WASHINGTON - Under pressure from politicians at home and Russian maneuvering abroad, the Obama administration is moving this week to reassert leadership of the international fight against the Islamic State.
President Obama will meet French President Francois Hollande in Washington on Tuesday for the first in-person talks since Islamic State operatives attacked Paris on Nov. 13.
That will follow two other high-profile meetings on Monday with allies. Vice President Biden on Monday presided over a closed-door gathering of ambassadors representing the 65-nation coalition against the Islamic State. And Secretary of State John Kerry met with the foreign ministers of Saudi Arabia and the United Arab Emirates, two major backers of the Syrian opposition.
Russia's role came up in both Monday meetings, as participants discussed how to broaden the fight against the Islamic State without sacrificing the goal of eventually toppling Syrian President Bashar al-Assad.

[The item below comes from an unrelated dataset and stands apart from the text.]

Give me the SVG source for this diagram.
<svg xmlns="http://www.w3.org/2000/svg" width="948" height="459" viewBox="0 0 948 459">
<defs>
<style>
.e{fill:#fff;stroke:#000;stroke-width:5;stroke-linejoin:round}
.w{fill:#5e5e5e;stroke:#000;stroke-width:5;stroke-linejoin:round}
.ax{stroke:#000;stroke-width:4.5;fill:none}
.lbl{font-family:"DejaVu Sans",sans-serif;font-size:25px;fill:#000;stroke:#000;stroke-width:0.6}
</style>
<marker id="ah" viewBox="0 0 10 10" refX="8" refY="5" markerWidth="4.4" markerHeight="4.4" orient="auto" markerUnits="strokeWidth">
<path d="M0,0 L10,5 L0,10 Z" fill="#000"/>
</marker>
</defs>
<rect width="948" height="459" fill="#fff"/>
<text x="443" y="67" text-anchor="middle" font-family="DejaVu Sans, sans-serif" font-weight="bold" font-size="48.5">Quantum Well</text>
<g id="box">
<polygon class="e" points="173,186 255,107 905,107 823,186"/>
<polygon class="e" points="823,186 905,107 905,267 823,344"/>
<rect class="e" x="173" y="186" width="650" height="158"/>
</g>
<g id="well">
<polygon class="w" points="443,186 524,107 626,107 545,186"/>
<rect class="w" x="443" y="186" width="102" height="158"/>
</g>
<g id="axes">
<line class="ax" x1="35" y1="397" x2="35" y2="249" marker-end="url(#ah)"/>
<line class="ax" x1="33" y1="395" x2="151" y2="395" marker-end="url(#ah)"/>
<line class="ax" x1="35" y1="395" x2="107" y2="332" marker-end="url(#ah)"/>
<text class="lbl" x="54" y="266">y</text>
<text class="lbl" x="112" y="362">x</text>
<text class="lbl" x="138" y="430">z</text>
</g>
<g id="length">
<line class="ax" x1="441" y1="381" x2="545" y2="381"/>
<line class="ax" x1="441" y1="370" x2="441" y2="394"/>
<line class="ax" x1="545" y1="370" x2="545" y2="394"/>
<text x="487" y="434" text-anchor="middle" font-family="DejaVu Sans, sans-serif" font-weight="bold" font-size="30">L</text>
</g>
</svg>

Analysts said the Obama administration is responding to Russian President Vladimir Putin's deeper military involvement in Syria.
Putin's goal "is very much to demonstrate that Russia is essential and influential and critical to resolving Syria," said Olga Oliker, director of the Russia and Eurasia program at the Center for Strategic and International Studies in Washington.
"Russia was actually pretty important to resolving Syria even before it started bombing, but now that they're militarily in the game, they've made it clear that it's impossible to think of any solution that doesn't include them," Oliker said.
Republicans have long complained that Obama hasn't been forceful enough in leading the fight against the Islamic State, criticism that's only grown since the Paris attacks. Even some prominent Democrats have chimed in. Sen. Dianne Feinstein of California, the top Democrat on the Senate Intelligence Committee, told CBS's Face the Nation on Sunday that she didn't think "the approach is sufficient to the job."